How does literary insincerity arise? It arises from the fact that the words which a writer uses are not created by him for his purpose as he goes along. They are there already, filled already with potential meaning. As soon as two (or more) words are placed together by a writer, there has to be taken into consideration not merely the fact that this writer has placed these words together, but that other people may also have placed them together before him. If so, the words will to that extent have acquired a meaning which may be independent of, or additional to, or even positively different from, the meaning which this writer intended. And this, although grammatically and etymologically the sentence is perfectly sound. For it is not simply the dictionary “meanings” which have to be taken into account, it is a question of all the overtones and associations which cluster round words, but above all round groups of words, according as they have been used in the past. Thus, as soon as he puts two words together, a writer enters a battle. “Look in thy heart and write!” said Sir Philip Sidney, and that is necessary in order to achieve even personal sincerity. But to achieve literary sincerity something else is necessary also. There are positive, objective hindrances to be overcome. Thus, the price of literary sincerity, like that of liberty, is eternal vigilance, and the writer is a man waging perpetual war against an enemy perpetually on the watch to cozen him of his own thoughts.

Critics call this enemy cliché. Anthroposophists know that he has many other names. It is mainly because of this enemy that a writer needs a large vocabulary. A well-stocked vocabulary is necessary, not for ornament and variegation, but for the purpose of avoiding cliché. It is the writer’s armoury from which, as the old ones are temporarily blunted, he draws new and sharp weapons to strike off the hydra-heads of the monster.

Thus to write an article on, say, the modern girl, all that is necessary is to close the eyes, hold the pen tightly between the thumb and two fingers, and then to cease thinking in thoughts and begin thinking in words; or rather to let stale old groups of words begin arranging themselves.

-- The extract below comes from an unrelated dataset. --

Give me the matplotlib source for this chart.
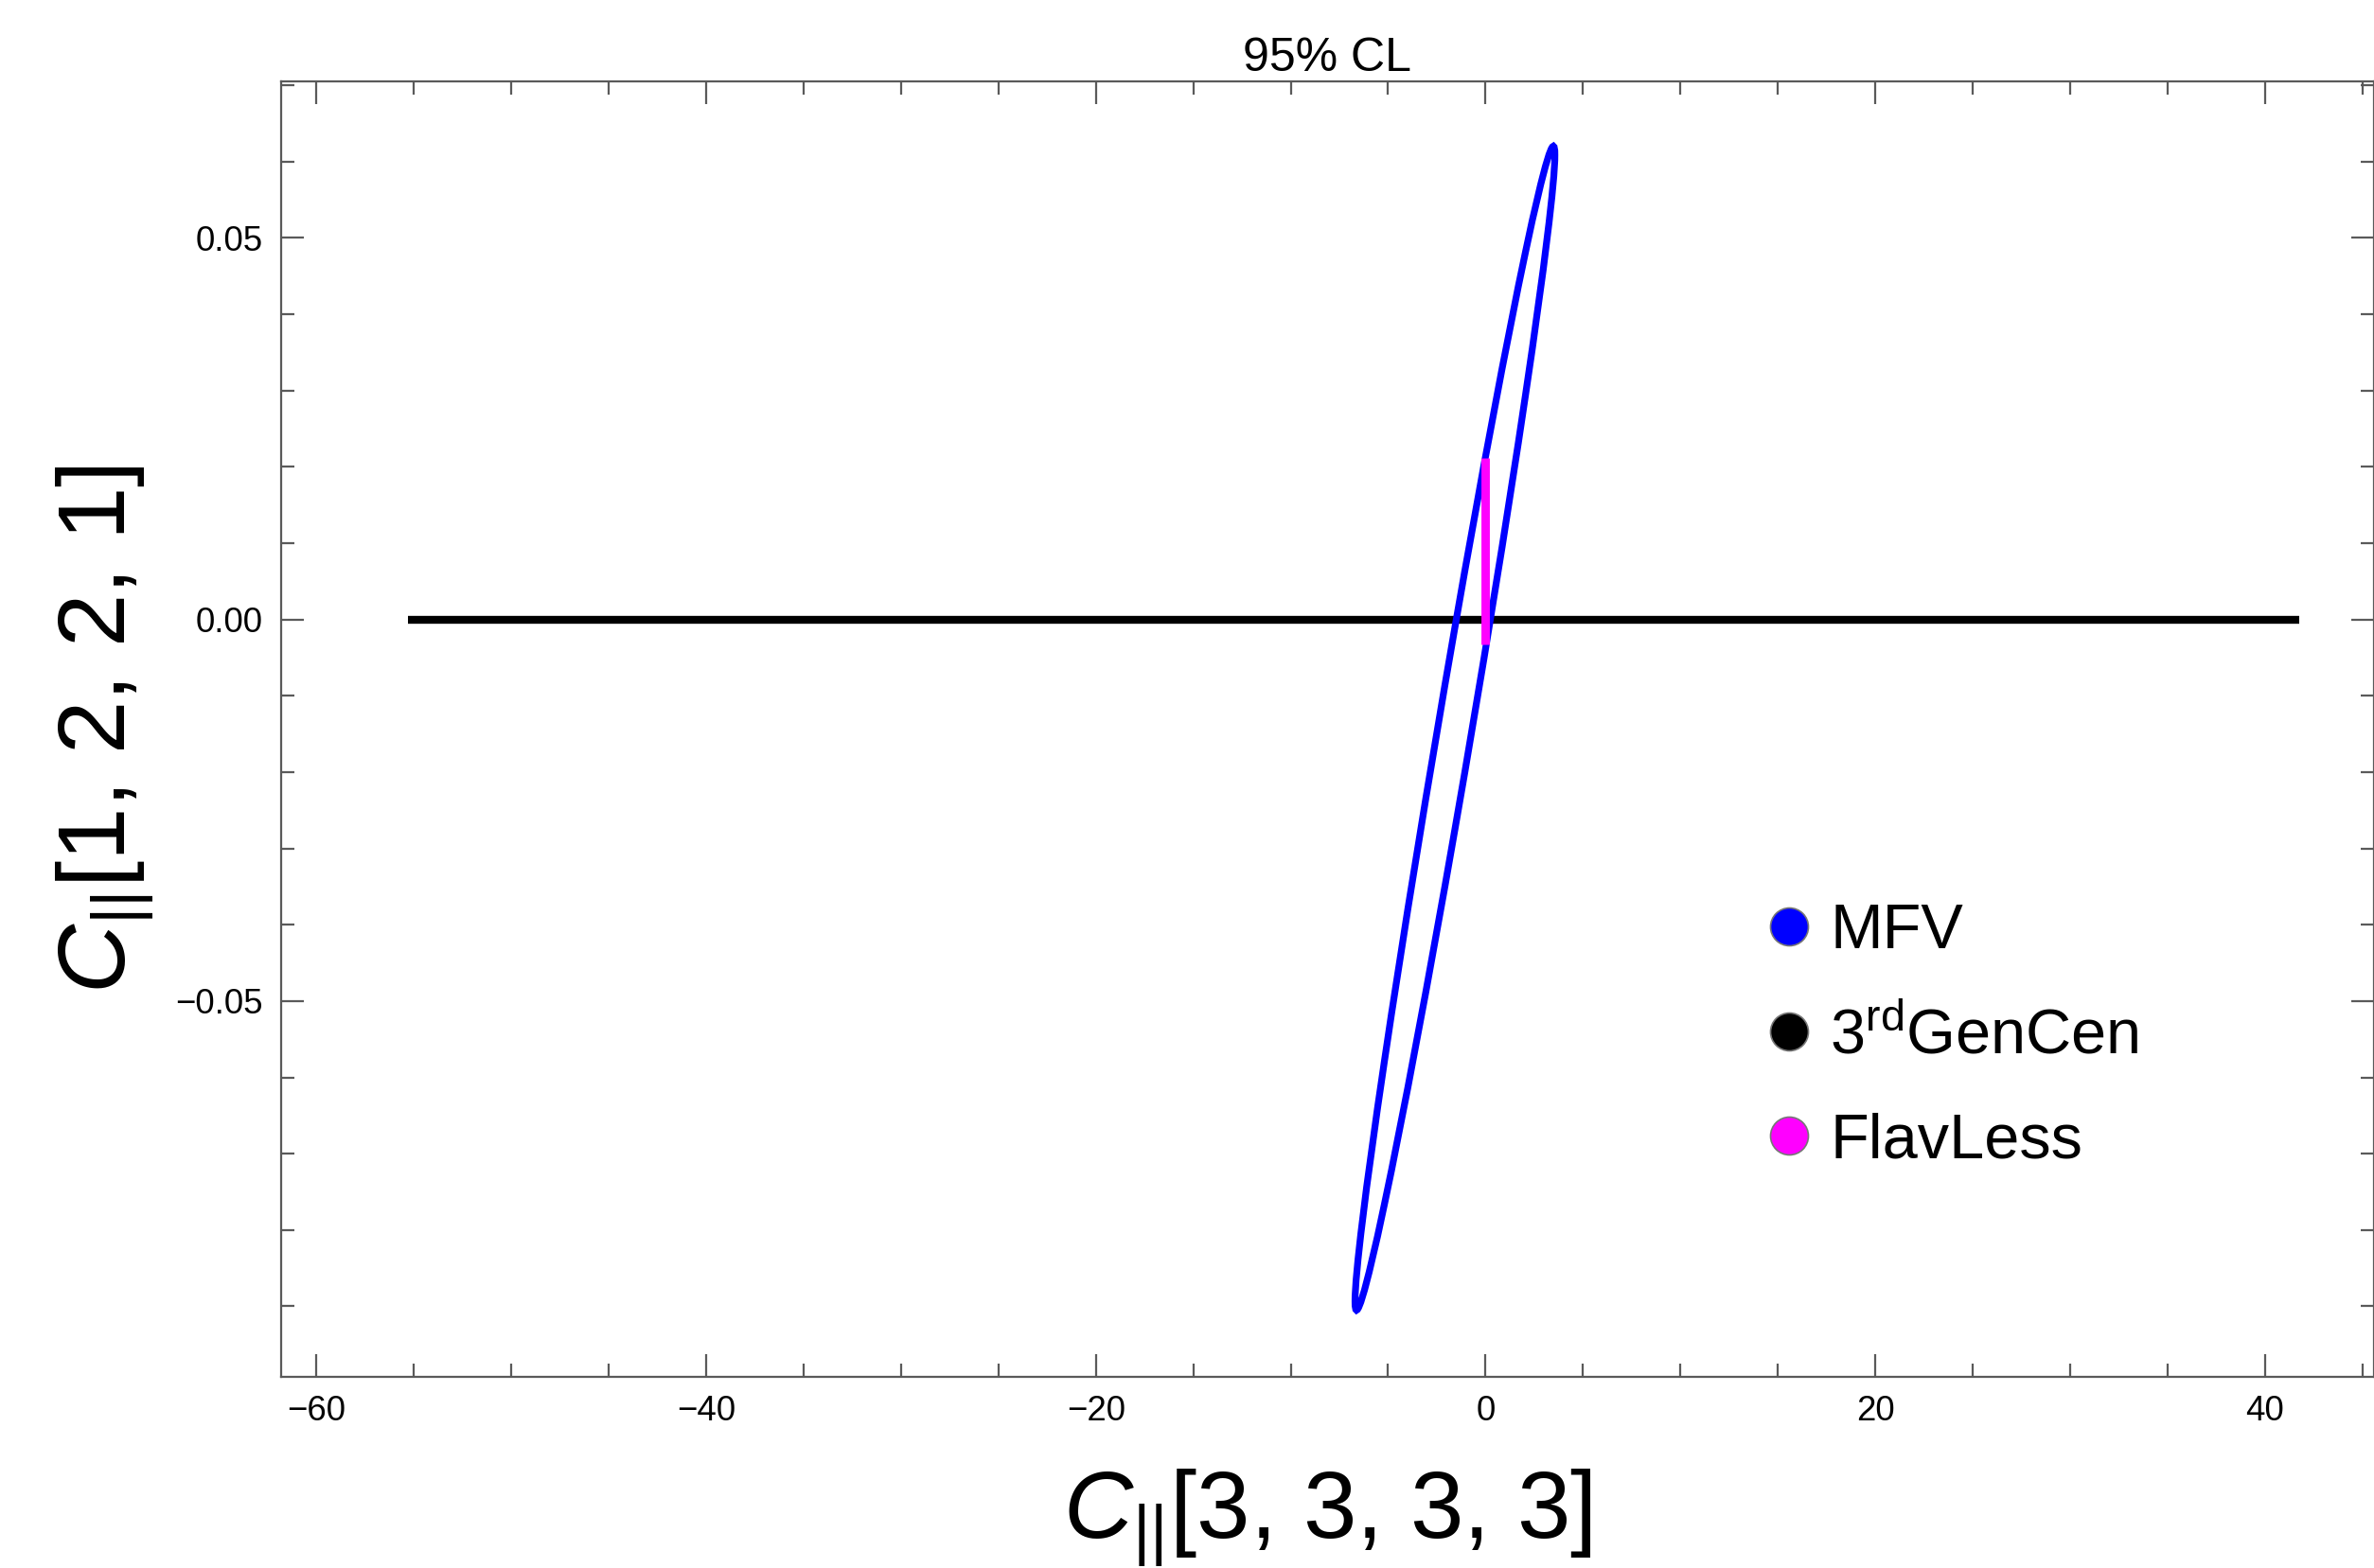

The rest is practically automatic. Let us begin in the middle of the supposed article, and in the middle of a sentence: “… no plaster saint, but at least she is not a hypocrite. If Victorian modesty has gone, Victorian shams have gone with it. Miss 1933 claims as her birthright the right to express her own personality as she chooses, and if some of the ways she chooses make the older generation raise its eyebrows, well, that is….”

This sort of writing is only just not “automatic writing.” In automatic writing there is a total eclipse of the ego. In modern journalism there is an occultation which falls just short of total eclipse. But, although cliché is characteristic of journalism, it is not confined to journalism. No choice of subject, however sublime, will save you from it: for cliché is simply the abdication by the ego of its prerogative of thinking what it speaks and speaking what it thinks. How is it that the result is not a mere babble of meaningless nonsense? Because, no sooner has the ego abdicated, but something else, a sort of synthetic ghost of previous uses of the words, steps into its place and preserves intact a hollow shell of superficial meaning. Let us try writing an extract from an article on another subject, by the same means. We will begin, as before, in the middle: “… the man of our time has the task to grasp the concept of freedom in a living way. Such a concept can never be grasped by the dead materialistic purely intellectual thinking which is characteristic of natural science. Natural science, with all its wonderful achievements in the outer world, cannot help man forward any further on the path which he must tread. Only when quite new forces are brought to bear, forces which live and weave in the plant world and in the living world of colour, will there arise in man the necessary inner impulse which must be aroused if he is to fulfil the cosmic purposes which underlie that which weaves in the forces of his destiny.”

It must be confessed that this stuff is very nearly as easy to write as the other. But it is much more destructive. How quickly and smoothly – if we do not keep wide awake when writing about Spiritual Science – Ahriman glides up behind us and seizes the pen and himself chooses, with a mocking grin, what shall be written by it.

How can we protect ourselves? Only by again and again, with repeated tests, assuring ourselves that what we are expressing is in every detail our own thought. This does not mean that what we are thinking must never have been thought by anybody else. It does mean that what we write must be what we have thought and not simply what we have overheard. I would like to found a society of writers, and translators, on Spiritual Science, the members of which would be pledged to go through all that they have written and cut out the word “inner” wherever it occurs. They could then look again to see if it had make any difference to the meaning, and if it had made any difference (for the worse) they would be allowed to put the epithet back again. And the same with many other words and phrases.

Herr Steffen once wrote an article (a translation of which appeared in this periodical) in which he pointed out that the solution of the problems of style is really a way of initiation. Both may be conceived as a progressive disengagement of the not-self from the self. Initiation is not the acquisition of something new; it is the progressive revelation of something already there. By purging and purifying away the stains and irrelevancies which obscure it, the ego is laid bare, the true Self is found. And at the same time the discovery is made that this true Self, is from the earthly point of view, selfless. It is this fact which underlies the difference between style and mannerism, between originality and oddity. To be original does not mean to be odd or peculiar; it means simply, not to be a copy. It is in this sense that style may be said to be the expression of thoughts which are “our own.” The words uttered by a self which is determined to think only its own thoughts will not be peculiar. On the contrary. It is the parrot which is such a peculiar bird. Such words will not be a mere rattling of the dried husks of what was once thought but is so no more. They will be the expression of present and actual thought; and as such they needs must bear a universal significance. For thought is universal. Thought is at once our own and not our own. Thought bears the soul outward on its wings and teaches it to expand, without losing its integrity, into the majesty of the etheric universe. To write what I have thought is to write what the spirit has thought. And that is style.